In order to fully appreciate the value of DNA identification, one must first recognize the fairly recent appearance of the fingerprinting process. Law enforcement first chose to use fingerprints to identify criminals in the year 1892. In all the years prior to that, law enforcement officials had had to rely heavily on witnesses and on circumstantial evidence. Then for close to 100 years, the law enforcement community based its charges largely on fingerprint evidence.
Unfortunately, not all crimes gave the criminals a way to place their fingerprints on a surface from which they could be readily removed. In addition, many criminals became adept at committing crimes without leaving any fingerprints. Thus, by the late 20th Century, the need for a better sort of identifier became apparent. In other words, the law enforcement community was looking for something such as DNA identification.
Now it so happens that the late 20th Century also introduced the world to the discipline known as molecular biology.
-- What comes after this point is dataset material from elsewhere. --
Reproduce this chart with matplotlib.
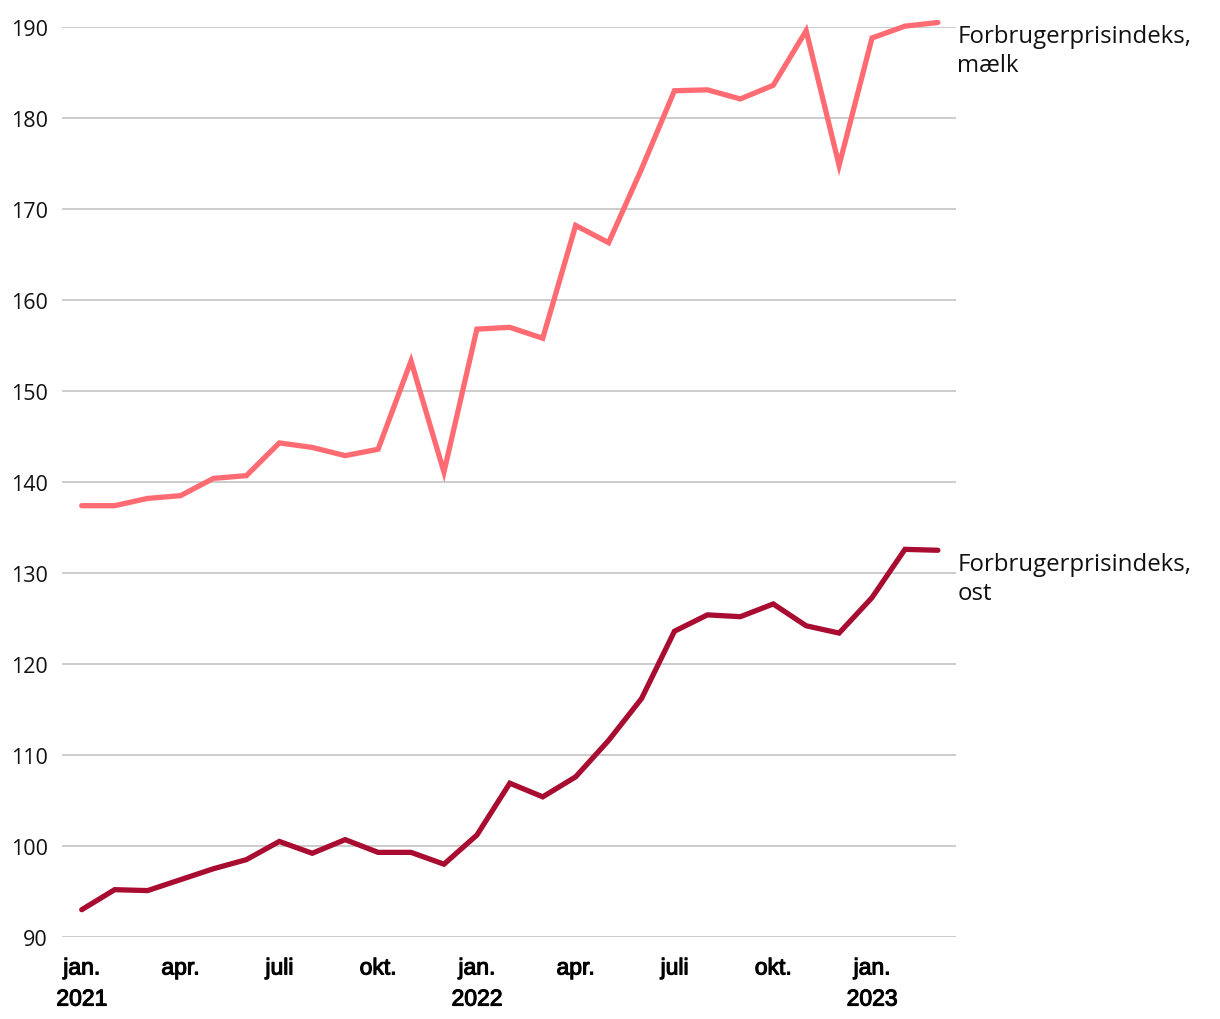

The molecular biologist studied the various genetic structures of living things. One molecular biologist had developed a way to examine the exact biochemical make up of specific genes. Another scientist had designed a way to increase the amount of material that could be used in such an analysis. Therefore, the scientific community had laid the groundwork for DNA identification.
During the final decade of the 20th Century, the scientific community focused its efforts on something called “The Genome Program.” They wanted to determine the exact genetic make-up of various living organisms, especially humans. This program showed that all humans have 99.9% of the same genetic material. Only 0.1% of the genetic material in each human being is unique to that individual.
What does that mean for DNA identification? It means that of the 3 billion pieces of genetic information in the human genome, only 3 million pieces are unique to any one individual. Unfortunately, 3 million represents no small number. That is why DNA identification poses such a challenge.
Law enforcement officials have met that challenge by choosing to study selected genetic sites. They look at selected sites of variation and selected sites where DNA repeats are known to exist. Law enforcement officials rely on lab evidence, evidence acquired through use of the available analytical methods. That evidence has been introduced in the courts during specific court cases.
Those cases included one high-profile case, the case against O.J. Simpson. Although the DA could not convince the jury that the DNA at the crime scene matched that of the accused, that trial allowed the public to become more familiar with DNA identification. Since then a number of TV programs have provided the public with even more information about the methodology that allows the use of DNA in identifying a criminal.